The essential provisions of the Consent Order would require that the Respondent to it, meaning Whitrock Associates, Inc., cease disposal of construction and demolition debris at the facility, which is not "clean debris". "Clean debris" is inert debris, such as brick, glass, ceramics, and uncontaminated concrete, including embedded pipe or steel. The Consent Order provides that within 60 days of its effective date, all such non-conforming construction and demolition debris shall be removed from the water at the site and that the Respondent, Whitrock Associates, Inc., shall submit a notification of intent to use a general permit for the construction and demolition debris disposal facility to DEP. Failure to proceed to obtain the general permit would result in closure of the facility, pursuant to Rule 62-701.803(10), Florida Administrative Code. The Consent Order also provides that a $2,300.00 civil penalty and cost payment shall be made to DEP in full settlement of the matters addressed in the Consent Order. That payment shall be made within 30 days of the effective date of the Consent Order. The Consent Order then enunciates, in great detail, the manner in which future penalties will be assessed for any violation of the Consent Order and related time limits, as well as payment methods and circumstances. It also provides a means for handling of delays in compliance with the Consent Order. It provides the means for enforcement of the terms of the Consent Order.

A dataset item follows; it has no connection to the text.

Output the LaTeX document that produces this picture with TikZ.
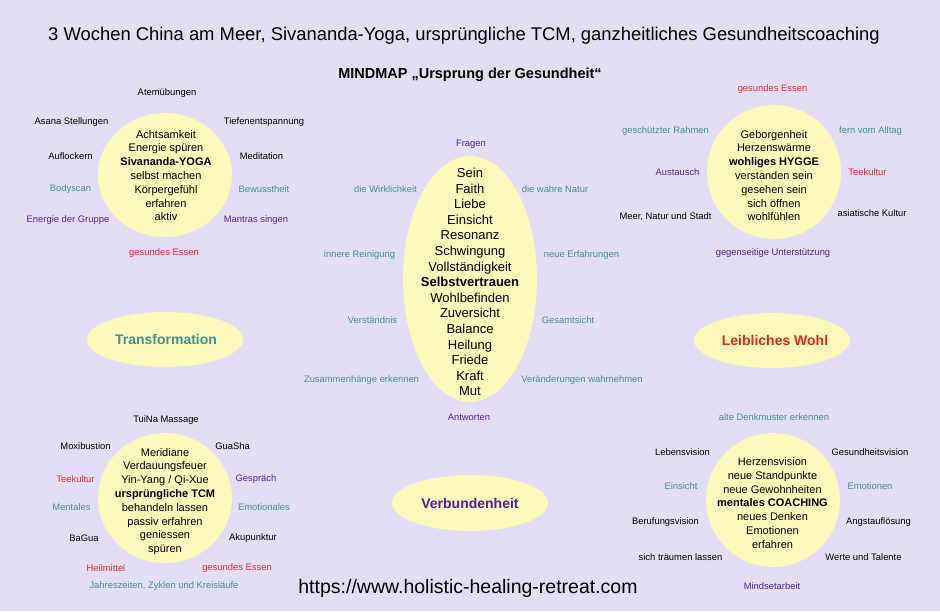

Billy Ross Mitchell is an Environmental Specialist with 14 years of experience with DEP. He works in the solid waste section. Among his other duties, he inspects solid waste disposal facilities. He has a degree in environmental resource management.
Mr. Mitchell established that this is the type of facility, where, because of the disposal of inert construction debris, which does not pose a significant pollution threat, a so-called "general permit" is sufficient authorization for operation of the facility. The facility was operating with an expired general permit at the time of Mr. Mitchell's inspection, but a new general permit has since been authorized. Mr. Mitchell performed the inspection of the facility, at which he observed illegal construction debris being placed in the water at the site. DEP's rules allow inert material, such as brick, glass, ceramics, and so forth to be placed in water at the site, which, in essence, is a borrow pit. The rules forbid organic materials, such as shingles, lumber and other similar materials, which can sometimes be constituted of pollutant substances, from being placed in the surface or ground water.
As shown by the Respondent's Exhibit 3, a letter from Mr. Cooley, a District Director of DEP, to Mr. Lawrence Sidel of the Petitioner, uncontaminated dirt and "clean debris", such as chunks of concrete and the like, are not considered under Florida law to be solid waste. DEP takes the position that there is no prohibition against a person using clean fill, without a required permit, to fill land or bodies of water that are not "state jurisdictional water." The water body on the Whitrock property is not a state jurisdictional lake or water body. It is an old borrow pit, wholly contained on the Whitrock property. State law allows its owners to fill it with dirt or clean fill. Whitrock is not allowed to use any material classified as "solid waste" in filling the pit, hence the violation cited to that firm in the particular mentioned above, concerning the non-inert construction debris that was placed in the water.
The Respondent's Exhibit 4 is an engineer's report prepared for the Whitrock facility involving the "notification of proposed use of a general permit" process for the operation of the construction and demolition debris disposal facility. This is the general permit notification process and general permit referenced in the Consent Order. 1/
The site has been used for many years as a borrow pit for dirt fill material or sand, as well as a disposal site for construction debris. In the general permit achievement process, the owner proposes to grade the site so that the final grade is the original, natural grade, with a slight two percent top slope to promote runoff to surrounding retention swales which will be installed at the site. The soil borings reflect that at all depths tested, sand is the underlying soil at the site. The borrow pit has been excavated below the natural water table, which has resulted in ponding of water on the floor of the borrow pit. This is proposed to be filled with "clean" debris, as it is received on site. Clean debris is solid waste which is virtually inert and which poses no pollution threat to ground or surface waters, is not a fire hazard, and is likely to retain its physical and chemical structure under expected conditions of disposal or use. Examples of it are as depicted in paragraphs six and seven, supra. Clean debris disposal is thus proposed within the pit bottom to an elevation of one foot above water table, above which construction and demolition debris will be disposed.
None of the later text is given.